Opsi-opsi pilihan koalisi tersebut tentunya akan berubah seiring konstelasi politik sebelum pendaftaran pasangan calon. Salah satu key parpol dalam perubahan konstelasi adalah PDIP dan Partai Golkar. Jika PDIP bersukarela mengusung Ridwan Kamil bersama Nasdem, PKB, dan Hanura, akan menjadi pertarungan menarik di Jawa Barat. Partai-Partai ini sebelumnya sudah bersatu di DKI Jakarta, walaupun pertimbangan strategi membuat mereka harus berfikir keras membuat differensiasi dari Pilgub Jabar 2018.

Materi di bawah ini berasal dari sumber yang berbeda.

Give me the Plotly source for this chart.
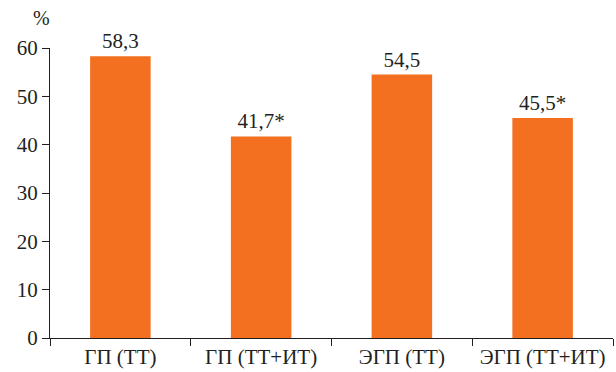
import plotly.graph_objects as go

categories = ["ГП (ТТ)", "ГП (ТТ+ИТ)", "ЭГП (ТТ)", "ЭГП (ТТ+ИТ)"]
values = [58.3, 41.7, 54.5, 45.5]
value_labels = ["58,3", "41,7*", "54,5", "45,5*"]
y_ticks = [0, 10, 20, 30, 40, 50, 60]

serif = "serif"
ink = "#231f20"

fig = go.Figure()
fig.add_trace(go.Bar(
    x=categories, y=values,
    text=value_labels, textposition="outside",
    textfont=dict(family=serif, size=21, color=ink),
    marker=dict(color="#F37021", line=dict(width=0)),
    width=0.43, cliponaxis=False,
))

fig.update_layout(
    width=616, height=372,
    margin=dict(l=50, r=3, t=48, b=34),
    paper_bgcolor="white", plot_bgcolor="white",
    showlegend=False,
    font=dict(family=serif, size=21, color=ink),
    xaxis=dict(
        showline=True, linecolor=ink, linewidth=1.2,
        ticks="outside", tickson="boundaries", ticklen=7, tickcolor=ink, tickwidth=1.2,
        tickfont=dict(family=serif, size=21, color=ink), tickangle=0,
        showgrid=False, zeroline=False,
    ),
    yaxis=dict(
        range=[0, 60], tickvals=y_ticks,
        showline=True, linecolor=ink, linewidth=1.2,
        ticks="outside", ticklen=7, tickcolor=ink, tickwidth=1.2,
        tickfont=dict(family=serif, size=21, color=ink),
        showgrid=False, zeroline=False,
    ),
)
fig.add_annotation(
    text="%", xref="paper", yref="paper", x=-0.015, y=1, yshift=30,
    xanchor="center", yanchor="middle", showarrow=False,
    font=dict(family=serif, size=20, color=ink),
)
fig.write_html("out.html")
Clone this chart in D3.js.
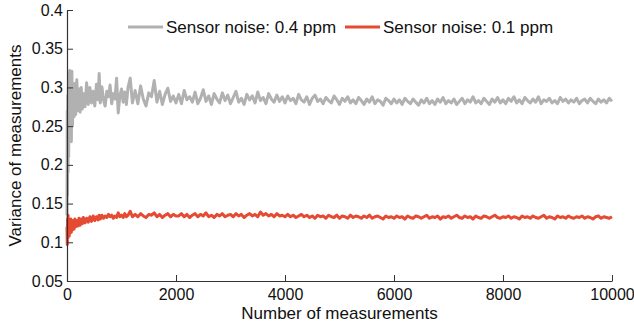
<!DOCTYPE html>
<html>
<head>
<meta charset="utf-8">
<script src="https://cdn.jsdelivr.net/npm/d3@7"></script>
<style>
body { margin: 0; background: #fff; }
svg { display: block; font-family: "Liberation Sans", Arial, Helvetica, sans-serif; }
.axis path, .axis line { stroke: #333; }
.axis text { font-size: 16px; fill: #111; }
</style>
</head>
<body>
<svg width="634" height="330"></svg>
<script>
// number of measurements (x): dense at the start, then every 50 measurements
let xsEarly = [0, 5, 10, 15, 20, 25, 30, 40, 50, 60, 70, 80, 90, 100, 115, 130, 145, 160, 180, 200,
    220, 240, 260, 280, 300, 330, 360, 390, 420, 450, 480, 510, 540, 570, 590,
    610, 640, 670, 700, 730, 760, 790, 820, 850, 880, 910, 940, 970, 1000, 1030, 1060, 1090, 1120,
    1160, 1200,
    1250, 1300, 1350, 1400, 1450, 1500, 1550, 1600, 1650, 1700, 1750, 1800, 1850, 1900, 1950, 2000];
let xs = xsEarly.concat(d3.range(2050, 10001, 50));

// variance, sensor noise 0.4 ppm
let noise04 = [0.135, 0.27, 0.16, 0.29, 0.19, 0.30, 0.21, 0.31, 0.322, 0.24, 0.30, 0.23, 0.321, 0.25, 0.30, 0.262, 0.305, 0.265, 0.31, 0.27,
    0.298, 0.268, 0.30, 0.272, 0.292, 0.275, 0.306, 0.278, 0.30, 0.28, 0.295, 0.276, 0.304, 0.284, 0.318,
    0.28, 0.301, 0.284, 0.276, 0.295, 0.288, 0.303, 0.279, 0.292, 0.285, 0.312, 0.267, 0.289, 0.298, 0.281, 0.294, 0.278, 0.30,
    0.312, 0.28,
    0.296, 0.279, 0.302, 0.285, 0.276, 0.293, 0.288, 0.309, 0.281, 0.295, 0.278, 0.291, 0.299, 0.282, 0.289, 0.280,
    // 2050 - 4000
    0.291, 0.279, 0.296, 0.284, 0.288, 0.281, 0.294, 0.279, 0.286, 0.297,
    0.282, 0.289, 0.278, 0.292, 0.285, 0.280, 0.293, 0.283, 0.290, 0.279,
    0.287, 0.295, 0.281, 0.286, 0.278, 0.291, 0.284, 0.289, 0.280, 0.294,
    0.283, 0.287, 0.279, 0.292, 0.285, 0.281, 0.290, 0.282, 0.288, 0.280,
    // 4050 - 6000
    0.289, 0.283, 0.286, 0.279, 0.291, 0.284, 0.281, 0.288, 0.278, 0.286,
    0.290, 0.282, 0.285, 0.279, 0.287, 0.283, 0.280, 0.289, 0.284, 0.278,
    0.286, 0.282, 0.288, 0.280, 0.284, 0.279, 0.287, 0.283, 0.278, 0.285,
    0.281, 0.288, 0.279, 0.284, 0.282, 0.277, 0.286, 0.283, 0.279, 0.285,
    // 6050 - 8000
    0.280, 0.284, 0.278, 0.286, 0.282, 0.279, 0.285, 0.281, 0.277, 0.284,
    0.280, 0.286, 0.279, 0.283, 0.278, 0.285, 0.281, 0.287, 0.279, 0.283,
    0.280, 0.285, 0.278, 0.282, 0.286, 0.279, 0.284, 0.281, 0.288, 0.280,
    0.283, 0.279, 0.286, 0.282, 0.278, 0.285, 0.281, 0.287, 0.280, 0.284,
    // 8050 - 10000
    0.279, 0.286, 0.282, 0.288, 0.280, 0.284, 0.279, 0.287, 0.283, 0.280,
    0.285, 0.281, 0.288, 0.279, 0.284, 0.282, 0.286, 0.280, 0.283, 0.279,
    0.287, 0.282, 0.285, 0.280, 0.284, 0.281, 0.286, 0.279, 0.283, 0.285,
    0.280, 0.286, 0.282, 0.279, 0.285, 0.281, 0.284, 0.280, 0.286, 0.282];

// variance, sensor noise 0.1 ppm
let noise01 = [0.12, 0.097, 0.13, 0.105, 0.135, 0.11, 0.128, 0.108, 0.125, 0.112, 0.13, 0.113, 0.127, 0.116, 0.128, 0.117, 0.13, 0.12, 0.128, 0.121,
    0.131, 0.122, 0.13, 0.124, 0.132, 0.125, 0.131, 0.126, 0.133, 0.127, 0.134, 0.128, 0.133, 0.129, 0.135,
    0.13, 0.135, 0.131, 0.134, 0.132, 0.136, 0.133, 0.135, 0.131, 0.134, 0.132, 0.138, 0.133, 0.135, 0.132, 0.137, 0.133, 0.135,
    0.14, 0.133,
    0.136, 0.133, 0.137, 0.134, 0.132, 0.136, 0.135, 0.138, 0.133, 0.136, 0.132, 0.135, 0.137, 0.133, 0.136, 0.134,
    // 2050 - 4000
    0.134, 0.137, 0.133, 0.136, 0.132, 0.135, 0.137, 0.133, 0.136, 0.134,
    0.138, 0.133, 0.135, 0.132, 0.136, 0.134, 0.137, 0.133, 0.135, 0.136,
    0.133, 0.137, 0.134, 0.136, 0.132, 0.135, 0.137, 0.134, 0.136, 0.133,
    0.139, 0.135, 0.137, 0.134, 0.136, 0.133, 0.137, 0.134, 0.135, 0.133,
    // 4050 - 6000
    0.136, 0.133, 0.135, 0.132, 0.134, 0.136, 0.133, 0.135, 0.132, 0.134,
    0.131, 0.135, 0.133, 0.134, 0.131, 0.135, 0.133, 0.132, 0.135, 0.131,
    0.134, 0.133, 0.131, 0.135, 0.132, 0.134, 0.133, 0.131, 0.134, 0.132,
    0.135, 0.131, 0.133, 0.134, 0.132, 0.130, 0.134, 0.132, 0.133, 0.131,
    // 6050 - 8000
    0.134, 0.132, 0.133, 0.130, 0.134, 0.132, 0.131, 0.134, 0.133, 0.131,
    0.133, 0.135, 0.131, 0.133, 0.132, 0.134, 0.130, 0.133, 0.132, 0.134,
    0.131, 0.133, 0.135, 0.132, 0.131, 0.134, 0.132, 0.133, 0.130, 0.134,
    0.132, 0.131, 0.134, 0.133, 0.131, 0.133, 0.135, 0.132, 0.131, 0.133,
    // 8050 - 10000
    0.132, 0.134, 0.131, 0.133, 0.132, 0.130, 0.134, 0.132, 0.133, 0.131,
    0.134, 0.132, 0.131, 0.133, 0.135, 0.131, 0.133, 0.132, 0.130, 0.134,
    0.132, 0.133, 0.131, 0.134, 0.132, 0.131, 0.133, 0.132, 0.134, 0.131,
    0.133, 0.132, 0.130, 0.133, 0.134, 0.131, 0.133, 0.132, 0.131, 0.133];

let xTicks = [0, 2000, 4000, 6000, 8000, 10000];
let yTicks = [0.05, 0.1, 0.15, 0.2, 0.25, 0.3, 0.35, 0.4];

if (noise04.length !== xs.length || noise01.length !== xs.length) {
    console.log("length mismatch", xs.length, noise04.length, noise01.length);
}

let series = [
    {name: "Sensor noise: 0.4 ppm", values: noise04, color: "#b1b1b1"},
    {name: "Sensor noise: 0.1 ppm", values: noise01, color: "#e54a33"}
];

let svg = d3.select("svg"),
    margin = {top: 10, right: 22, bottom: 49, left: 67},
    width = +svg.attr("width") - margin.left - margin.right,
    height = +svg.attr("height") - margin.top - margin.bottom;

let x = d3.scaleLinear().domain([0, 10000]).range([0, width]),
    y = d3.scaleLinear().domain([0.05, 0.4]).range([height, 0]);

let g = svg.append("g")
    .attr("transform", "translate(" + margin.left + "," + margin.top + ")");

let line = d3.line()
    .defined(function (d) { return d != null; })
    .x(function (d, i) { return x(xs[i]); })
    .y(function (d) { return y(d); });

g.selectAll(".series")
    .data(series)
    .enter().append("path")
    .attr("class", "series")
    .attr("fill", "none")
    .attr("stroke", function (d) { return d.color; })
    .attr("stroke-width", 3)
    .attr("stroke-linejoin", "round")
    .attr("d", function (d) { return line(d.values); });

g.append("g")
    .attr("class", "axis axis--x")
    .attr("transform", "translate(0," + height + ")")
    .call(d3.axisBottom(x).tickValues(xTicks).tickFormat(d3.format("d"))
        .tickSizeInner(-6).tickSizeOuter(0).tickPadding(8));

g.append("g")
    .attr("class", "axis axis--y")
    .call(d3.axisLeft(y).tickValues(yTicks).tickFormat(function (d) { return String(+d.toFixed(2)); })
        .tickSizeInner(-6).tickSizeOuter(0).tickPadding(4));

g.selectAll(".axis path").attr("stroke-width", 1.2);

// axis titles
svg.append("text")
    .attr("x", margin.left + width / 2)
    .attr("y", 319)
    .attr("text-anchor", "middle")
    .attr("font-size", 17)
    .attr("fill", "#111")
    .text("Number of measurements");

svg.append("text")
    .attr("transform", "translate(21," + (margin.top + height / 2) + ") rotate(-90)")
    .attr("text-anchor", "middle")
    .attr("font-size", 17)
    .attr("fill", "#111")
    .text("Variance of measurements");

// legend
let legendX = [128, 345];
let legend = svg.selectAll(".legend")
    .data(series)
    .enter().append("g")
    .attr("class", "legend")
    .attr("transform", function (d, i) { return "translate(" + legendX[i] + ",27)"; });

legend.append("line")
    .attr("x1", 0).attr("x2", 35)
    .attr("stroke", function (d) { return d.color; })
    .attr("stroke-width", 3);

legend.append("text")
    .attr("x", 38)
    .attr("y", 6)
    .attr("font-size", 17)
    .attr("fill", "#111")
    .text(function (d) { return d.name; });
</script>
</body>
</html>
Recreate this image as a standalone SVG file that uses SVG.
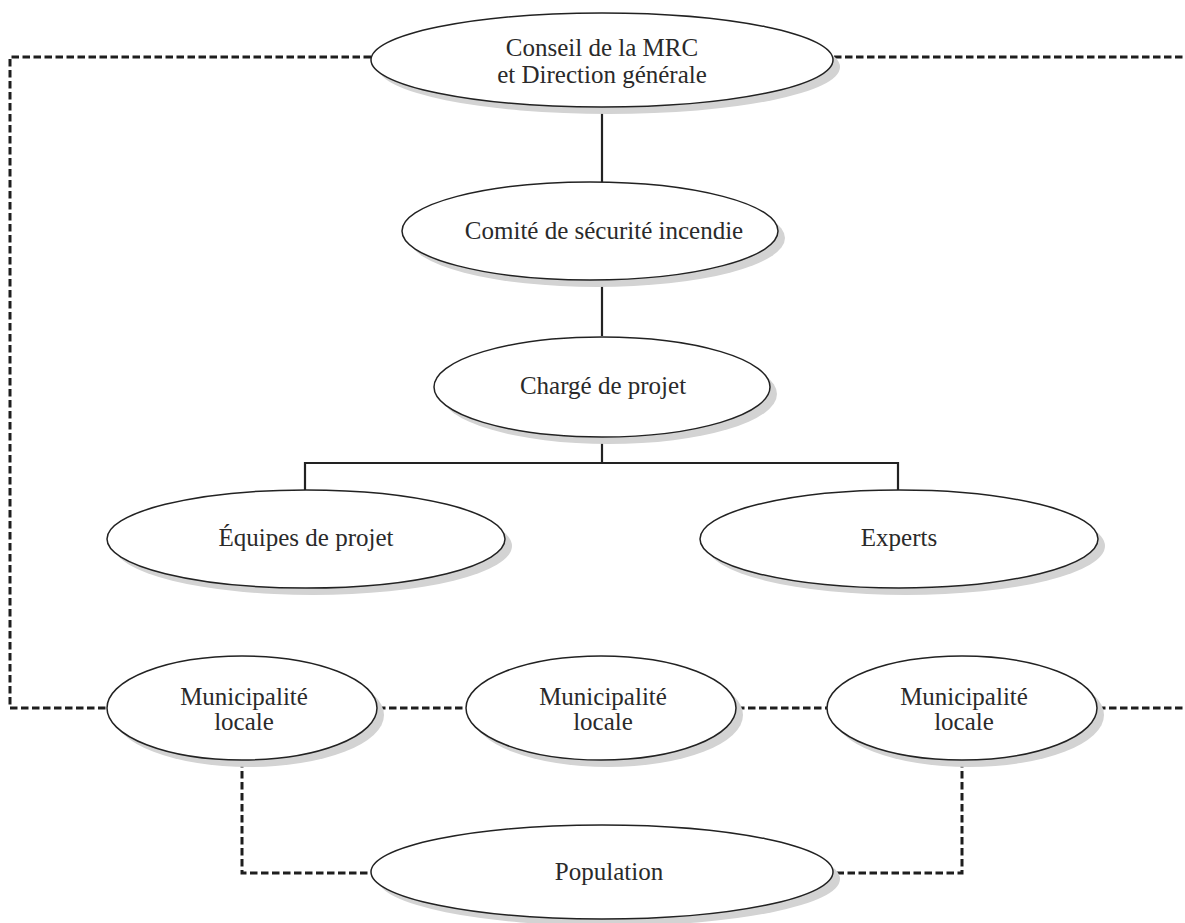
<svg xmlns="http://www.w3.org/2000/svg" width="1185" height="923" viewBox="0 0 1185 923">
<style>
.sh{fill:#d3d3d3;stroke:none}
.el{fill:#fff;stroke:#222;stroke-width:1.5}
.t{font-family:"Liberation Serif","Times New Roman",serif;font-size:25px;fill:#2a2a2a;text-anchor:middle}
.solid{fill:none;stroke:#222;stroke-width:2.2}
.dash{fill:none;stroke:#1e1e1e;stroke-width:3;stroke-dasharray:7.5 3.5}
</style>
<rect width="1185" height="923" fill="#fff"/>
<g id="connectors">
<path class="solid" d="M602 108V182M602 280V336M602 436V463M305 463H898M305 462V491M898 462V491"/>
<path class="dash" d="M371 57H10V708H107"/>
<path class="dash" d="M834 57H1185"/>
<path class="dash" d="M378 708H466M737 708H827M1098 708H1185"/>
<path class="dash" d="M242 760V873H371"/>
<path class="dash" d="M962 760V873H834"/>
</g>
<g id="n_conseil">
<ellipse class="sh" cx="609" cy="67" rx="231" ry="47"/>
<ellipse class="el" cx="602" cy="60" rx="231" ry="47"/>
<text class="t" x="602" y="56">Conseil de la MRC</text>
<text class="t" x="602" y="83">et Direction générale</text>
</g>
<g id="n_comite">
<ellipse class="sh" cx="597" cy="238" rx="188" ry="49"/>
<ellipse class="el" cx="590" cy="231" rx="188" ry="49"/>
<text class="t" x="604" y="239">Comité de sécurité incendie</text>
</g>
<g id="n_charge">
<ellipse class="sh" cx="609" cy="394" rx="168" ry="50"/>
<ellipse class="el" cx="602" cy="387" rx="168" ry="50"/>
<text class="t" x="603" y="394">Chargé de projet</text>
</g>
<g id="n_equipes">
<ellipse class="sh" cx="313" cy="546" rx="199" ry="49"/>
<ellipse class="el" cx="306" cy="539" rx="199" ry="49"/>
<text class="t" x="306" y="546">Équipes de projet</text>
</g>
<g id="n_experts">
<ellipse class="sh" cx="906" cy="546" rx="199" ry="49"/>
<ellipse class="el" cx="899" cy="539" rx="199" ry="49"/>
<text class="t" x="899" y="546">Experts</text>
</g>
<g id="n_muni1">
<ellipse class="sh" cx="249" cy="715" rx="135" ry="52"/>
<ellipse class="el" cx="242" cy="708" rx="135" ry="52"/>
<text class="t" x="244" y="705">Municipalité</text>
<text class="t" x="244" y="730">locale</text>
</g>
<g id="n_muni2">
<ellipse class="sh" cx="608" cy="715" rx="135" ry="52"/>
<ellipse class="el" cx="601" cy="708" rx="135" ry="52"/>
<text class="t" x="603" y="705">Municipalité</text>
<text class="t" x="603" y="730">locale</text>
</g>
<g id="n_muni3">
<ellipse class="sh" cx="969" cy="715" rx="135" ry="52"/>
<ellipse class="el" cx="962" cy="708" rx="135" ry="52"/>
<text class="t" x="964" y="705">Municipalité</text>
<text class="t" x="964" y="730">locale</text>
</g>
<g id="n_population">
<ellipse class="sh" cx="609" cy="879" rx="231" ry="47"/>
<ellipse class="el" cx="602" cy="872" rx="231" ry="47"/>
<text class="t" x="609" y="880">Population</text>
</g>
</svg>
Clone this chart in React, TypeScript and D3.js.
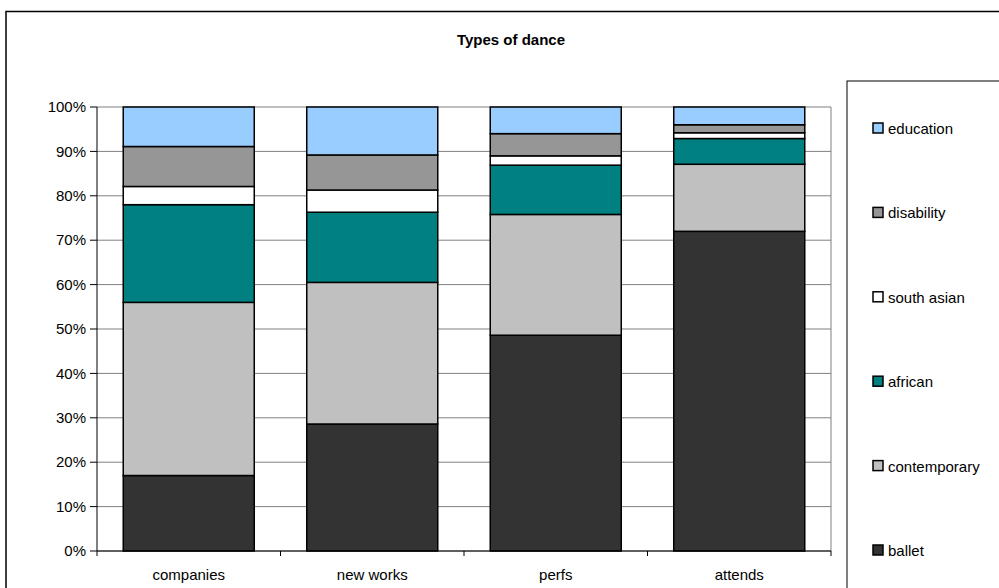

Pada Akhirnya Politik harus berorientasi pada kesejahteraan, keamanan dan kenyamanan hidup Rakyat khususnya Jawa Barat. Semakin banyak pasangan calon yang berkualitas, rakyat semakin rasional dan pintar memilih pilihan berdasarkan. Program dan Janji Politik harus menjadi fokus tawaran kandidat. Transaksi politik dengan rakyat harus dikedepankan demi kemajuan Jawa Barat.